Print, word for word, every line from the beginning of the listing up to and including the line with "(0pt,0pt) rectangle (372pt,-177pt);". Pictures are to be excluded.
__________________________________________________
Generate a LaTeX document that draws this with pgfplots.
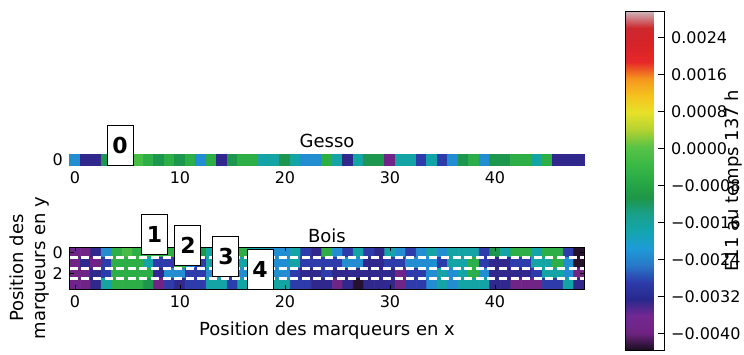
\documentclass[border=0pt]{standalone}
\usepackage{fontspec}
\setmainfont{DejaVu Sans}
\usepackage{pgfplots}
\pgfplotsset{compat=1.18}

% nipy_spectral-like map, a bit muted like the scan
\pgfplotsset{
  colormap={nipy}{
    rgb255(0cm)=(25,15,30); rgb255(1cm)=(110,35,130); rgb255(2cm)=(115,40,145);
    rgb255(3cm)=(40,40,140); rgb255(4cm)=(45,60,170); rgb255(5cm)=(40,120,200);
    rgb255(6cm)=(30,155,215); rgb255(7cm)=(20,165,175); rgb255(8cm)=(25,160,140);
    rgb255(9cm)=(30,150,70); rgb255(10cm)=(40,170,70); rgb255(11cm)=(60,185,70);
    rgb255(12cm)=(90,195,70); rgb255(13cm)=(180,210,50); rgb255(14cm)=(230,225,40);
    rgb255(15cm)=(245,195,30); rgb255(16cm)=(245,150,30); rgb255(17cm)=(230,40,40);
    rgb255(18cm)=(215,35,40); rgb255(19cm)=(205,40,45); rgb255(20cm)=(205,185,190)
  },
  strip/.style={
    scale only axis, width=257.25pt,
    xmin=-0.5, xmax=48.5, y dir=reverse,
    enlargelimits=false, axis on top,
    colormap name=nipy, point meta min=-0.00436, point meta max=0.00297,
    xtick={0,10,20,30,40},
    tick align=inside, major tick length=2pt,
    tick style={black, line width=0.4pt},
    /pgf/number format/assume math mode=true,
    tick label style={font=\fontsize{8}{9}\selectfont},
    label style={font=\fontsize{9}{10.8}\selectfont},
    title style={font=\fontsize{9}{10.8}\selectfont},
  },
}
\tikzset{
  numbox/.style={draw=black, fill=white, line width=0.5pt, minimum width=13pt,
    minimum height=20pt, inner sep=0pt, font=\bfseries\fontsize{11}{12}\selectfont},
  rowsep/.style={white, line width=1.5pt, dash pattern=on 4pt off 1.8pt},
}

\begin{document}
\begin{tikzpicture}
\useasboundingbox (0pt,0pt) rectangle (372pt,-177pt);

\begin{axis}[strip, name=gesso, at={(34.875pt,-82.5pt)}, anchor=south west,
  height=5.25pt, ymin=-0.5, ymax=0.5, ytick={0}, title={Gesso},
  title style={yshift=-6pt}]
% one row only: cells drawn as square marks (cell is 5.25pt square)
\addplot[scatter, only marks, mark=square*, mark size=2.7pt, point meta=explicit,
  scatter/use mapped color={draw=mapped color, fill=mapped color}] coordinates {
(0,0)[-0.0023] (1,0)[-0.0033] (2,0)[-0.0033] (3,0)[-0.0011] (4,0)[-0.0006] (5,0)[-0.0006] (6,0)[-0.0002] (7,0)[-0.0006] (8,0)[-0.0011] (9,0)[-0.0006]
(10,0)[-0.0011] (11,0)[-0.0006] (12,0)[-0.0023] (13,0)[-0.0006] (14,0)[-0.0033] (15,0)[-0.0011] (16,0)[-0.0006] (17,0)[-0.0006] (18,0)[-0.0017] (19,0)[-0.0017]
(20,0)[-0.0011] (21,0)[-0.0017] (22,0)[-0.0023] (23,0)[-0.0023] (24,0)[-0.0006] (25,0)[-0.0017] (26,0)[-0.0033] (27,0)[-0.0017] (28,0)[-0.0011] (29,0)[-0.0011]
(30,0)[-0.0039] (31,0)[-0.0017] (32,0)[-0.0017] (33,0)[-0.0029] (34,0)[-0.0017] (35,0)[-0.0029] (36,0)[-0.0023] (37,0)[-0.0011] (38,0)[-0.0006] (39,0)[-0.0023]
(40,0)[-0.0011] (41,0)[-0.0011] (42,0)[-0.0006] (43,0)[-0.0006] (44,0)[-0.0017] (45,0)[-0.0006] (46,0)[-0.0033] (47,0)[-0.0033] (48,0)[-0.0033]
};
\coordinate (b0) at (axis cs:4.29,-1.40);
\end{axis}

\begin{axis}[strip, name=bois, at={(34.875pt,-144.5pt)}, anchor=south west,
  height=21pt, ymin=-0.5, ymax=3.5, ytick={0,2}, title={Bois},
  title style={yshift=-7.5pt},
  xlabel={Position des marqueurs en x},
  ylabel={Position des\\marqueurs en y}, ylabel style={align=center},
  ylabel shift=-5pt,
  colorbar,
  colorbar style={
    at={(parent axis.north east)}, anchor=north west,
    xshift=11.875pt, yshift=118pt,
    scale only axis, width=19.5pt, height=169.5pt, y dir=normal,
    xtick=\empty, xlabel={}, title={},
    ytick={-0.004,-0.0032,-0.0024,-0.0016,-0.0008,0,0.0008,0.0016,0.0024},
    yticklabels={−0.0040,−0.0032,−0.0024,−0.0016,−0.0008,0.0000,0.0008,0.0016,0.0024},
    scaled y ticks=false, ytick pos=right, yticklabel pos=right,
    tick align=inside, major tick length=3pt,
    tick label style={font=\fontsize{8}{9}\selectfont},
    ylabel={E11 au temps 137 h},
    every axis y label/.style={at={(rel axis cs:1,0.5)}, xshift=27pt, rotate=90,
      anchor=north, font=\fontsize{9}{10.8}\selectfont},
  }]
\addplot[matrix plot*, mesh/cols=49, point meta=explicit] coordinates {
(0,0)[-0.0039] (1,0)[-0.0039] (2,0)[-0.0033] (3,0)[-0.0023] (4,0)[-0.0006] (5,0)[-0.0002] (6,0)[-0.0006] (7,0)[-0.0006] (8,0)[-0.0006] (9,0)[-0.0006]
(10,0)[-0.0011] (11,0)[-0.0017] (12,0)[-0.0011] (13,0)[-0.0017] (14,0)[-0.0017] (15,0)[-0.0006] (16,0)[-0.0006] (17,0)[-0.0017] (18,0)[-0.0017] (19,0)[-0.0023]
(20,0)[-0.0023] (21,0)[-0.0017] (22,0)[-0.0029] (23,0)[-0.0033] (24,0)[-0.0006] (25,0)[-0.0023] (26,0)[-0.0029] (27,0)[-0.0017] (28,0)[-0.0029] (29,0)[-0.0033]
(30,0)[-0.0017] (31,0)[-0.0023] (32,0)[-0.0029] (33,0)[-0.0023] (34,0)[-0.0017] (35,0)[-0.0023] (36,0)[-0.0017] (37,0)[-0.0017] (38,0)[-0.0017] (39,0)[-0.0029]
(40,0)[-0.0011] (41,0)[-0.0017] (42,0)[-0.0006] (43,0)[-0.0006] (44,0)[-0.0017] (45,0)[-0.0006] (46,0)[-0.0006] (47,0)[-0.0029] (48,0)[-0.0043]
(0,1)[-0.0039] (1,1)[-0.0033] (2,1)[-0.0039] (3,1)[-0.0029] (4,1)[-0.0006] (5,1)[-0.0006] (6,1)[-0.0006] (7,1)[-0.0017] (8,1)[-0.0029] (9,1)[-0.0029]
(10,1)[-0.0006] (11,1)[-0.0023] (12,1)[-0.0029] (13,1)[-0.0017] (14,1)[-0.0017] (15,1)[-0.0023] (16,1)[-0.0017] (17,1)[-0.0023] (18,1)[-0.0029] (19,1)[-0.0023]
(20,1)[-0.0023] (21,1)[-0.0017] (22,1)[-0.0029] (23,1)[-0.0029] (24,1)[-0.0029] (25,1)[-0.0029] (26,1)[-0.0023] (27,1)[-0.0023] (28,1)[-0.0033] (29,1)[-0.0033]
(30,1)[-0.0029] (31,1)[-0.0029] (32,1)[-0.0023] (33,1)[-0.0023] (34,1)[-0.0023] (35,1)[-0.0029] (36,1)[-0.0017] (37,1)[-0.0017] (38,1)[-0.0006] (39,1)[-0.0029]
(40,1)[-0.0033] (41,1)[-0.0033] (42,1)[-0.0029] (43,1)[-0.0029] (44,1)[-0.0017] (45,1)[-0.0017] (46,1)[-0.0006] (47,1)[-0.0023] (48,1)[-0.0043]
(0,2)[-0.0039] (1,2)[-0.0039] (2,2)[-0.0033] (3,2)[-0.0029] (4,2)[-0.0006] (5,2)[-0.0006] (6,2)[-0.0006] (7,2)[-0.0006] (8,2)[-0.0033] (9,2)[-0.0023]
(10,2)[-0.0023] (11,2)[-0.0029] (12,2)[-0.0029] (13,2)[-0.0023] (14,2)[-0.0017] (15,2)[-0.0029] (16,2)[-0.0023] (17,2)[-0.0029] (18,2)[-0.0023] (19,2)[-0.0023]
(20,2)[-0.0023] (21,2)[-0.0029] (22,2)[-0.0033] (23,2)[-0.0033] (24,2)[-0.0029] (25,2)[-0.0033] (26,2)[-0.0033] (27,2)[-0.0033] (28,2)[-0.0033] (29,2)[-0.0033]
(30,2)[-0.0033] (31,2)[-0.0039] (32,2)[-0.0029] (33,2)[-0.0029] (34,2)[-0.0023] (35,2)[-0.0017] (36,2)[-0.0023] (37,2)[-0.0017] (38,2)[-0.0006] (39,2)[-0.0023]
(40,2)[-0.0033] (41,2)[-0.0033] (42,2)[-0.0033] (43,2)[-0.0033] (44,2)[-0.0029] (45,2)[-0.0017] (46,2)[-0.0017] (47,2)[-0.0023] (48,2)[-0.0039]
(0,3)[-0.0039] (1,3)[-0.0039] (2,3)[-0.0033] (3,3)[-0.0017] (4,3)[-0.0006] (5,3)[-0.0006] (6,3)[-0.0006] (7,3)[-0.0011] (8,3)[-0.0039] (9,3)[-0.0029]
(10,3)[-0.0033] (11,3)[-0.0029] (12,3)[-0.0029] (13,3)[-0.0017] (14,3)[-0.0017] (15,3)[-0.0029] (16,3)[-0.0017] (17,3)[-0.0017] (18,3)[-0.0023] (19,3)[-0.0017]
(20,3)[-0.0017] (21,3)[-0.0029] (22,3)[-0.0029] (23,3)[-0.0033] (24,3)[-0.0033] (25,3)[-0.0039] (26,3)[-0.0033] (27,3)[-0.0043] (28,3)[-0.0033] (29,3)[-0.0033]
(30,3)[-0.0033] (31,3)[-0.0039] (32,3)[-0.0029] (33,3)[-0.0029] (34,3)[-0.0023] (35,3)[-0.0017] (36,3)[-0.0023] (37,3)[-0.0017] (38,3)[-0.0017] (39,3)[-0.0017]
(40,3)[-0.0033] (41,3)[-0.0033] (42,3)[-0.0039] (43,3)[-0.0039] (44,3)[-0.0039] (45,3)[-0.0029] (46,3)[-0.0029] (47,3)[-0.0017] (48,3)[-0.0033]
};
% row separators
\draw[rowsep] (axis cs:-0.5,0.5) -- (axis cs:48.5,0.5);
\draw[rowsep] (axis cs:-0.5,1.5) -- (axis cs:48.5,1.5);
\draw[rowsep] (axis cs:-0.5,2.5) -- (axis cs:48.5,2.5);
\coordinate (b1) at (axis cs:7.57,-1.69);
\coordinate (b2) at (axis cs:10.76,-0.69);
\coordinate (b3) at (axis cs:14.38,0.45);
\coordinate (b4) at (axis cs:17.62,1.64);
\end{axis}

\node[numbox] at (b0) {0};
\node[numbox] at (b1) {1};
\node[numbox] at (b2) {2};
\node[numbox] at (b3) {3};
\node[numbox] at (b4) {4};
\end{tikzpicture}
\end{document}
__________________________________________________
▶ [Written answer]:
Generate a LaTeX document that draws this with pgfplots.
\documentclass[border=0pt]{standalone}
\usepackage{fontspec}
\setmainfont{DejaVu Sans}
\usepackage{pgfplots}
\pgfplotsset{compat=1.18}

% nipy_spectral-like map, a bit muted like the scan
\pgfplotsset{
  colormap={nipy}{
    rgb255(0cm)=(25,15,30); rgb255(1cm)=(110,35,130); rgb255(2cm)=(115,40,145);
    rgb255(3cm)=(40,40,140); rgb255(4cm)=(45,60,170); rgb255(5cm)=(40,120,200);
    rgb255(6cm)=(30,155,215); rgb255(7cm)=(20,165,175); rgb255(8cm)=(25,160,140);
    rgb255(9cm)=(30,150,70); rgb255(10cm)=(40,170,70); rgb255(11cm)=(60,185,70);
    rgb255(12cm)=(90,195,70); rgb255(13cm)=(180,210,50); rgb255(14cm)=(230,225,40);
    rgb255(15cm)=(245,195,30); rgb255(16cm)=(245,150,30); rgb255(17cm)=(230,40,40);
    rgb255(18cm)=(215,35,40); rgb255(19cm)=(205,40,45); rgb255(20cm)=(205,185,190)
  },
  strip/.style={
    scale only axis, width=257.25pt,
    xmin=-0.5, xmax=48.5, y dir=reverse,
    enlargelimits=false, axis on top,
    colormap name=nipy, point meta min=-0.00436, point meta max=0.00297,
    xtick={0,10,20,30,40},
    tick align=inside, major tick length=2pt,
    tick style={black, line width=0.4pt},
    /pgf/number format/assume math mode=true,
    tick label style={font=\fontsize{8}{9}\selectfont},
    label style={font=\fontsize{9}{10.8}\selectfont},
    title style={font=\fontsize{9}{10.8}\selectfont},
  },
}
\tikzset{
  numbox/.style={draw=black, fill=white, line width=0.5pt, minimum width=13pt,
    minimum height=20pt, inner sep=0pt, font=\bfseries\fontsize{11}{12}\selectfont},
  rowsep/.style={white, line width=1.5pt, dash pattern=on 4pt off 1.8pt},
}

\begin{document}
\begin{tikzpicture}
\useasboundingbox (0pt,0pt) rectangle (372pt,-177pt);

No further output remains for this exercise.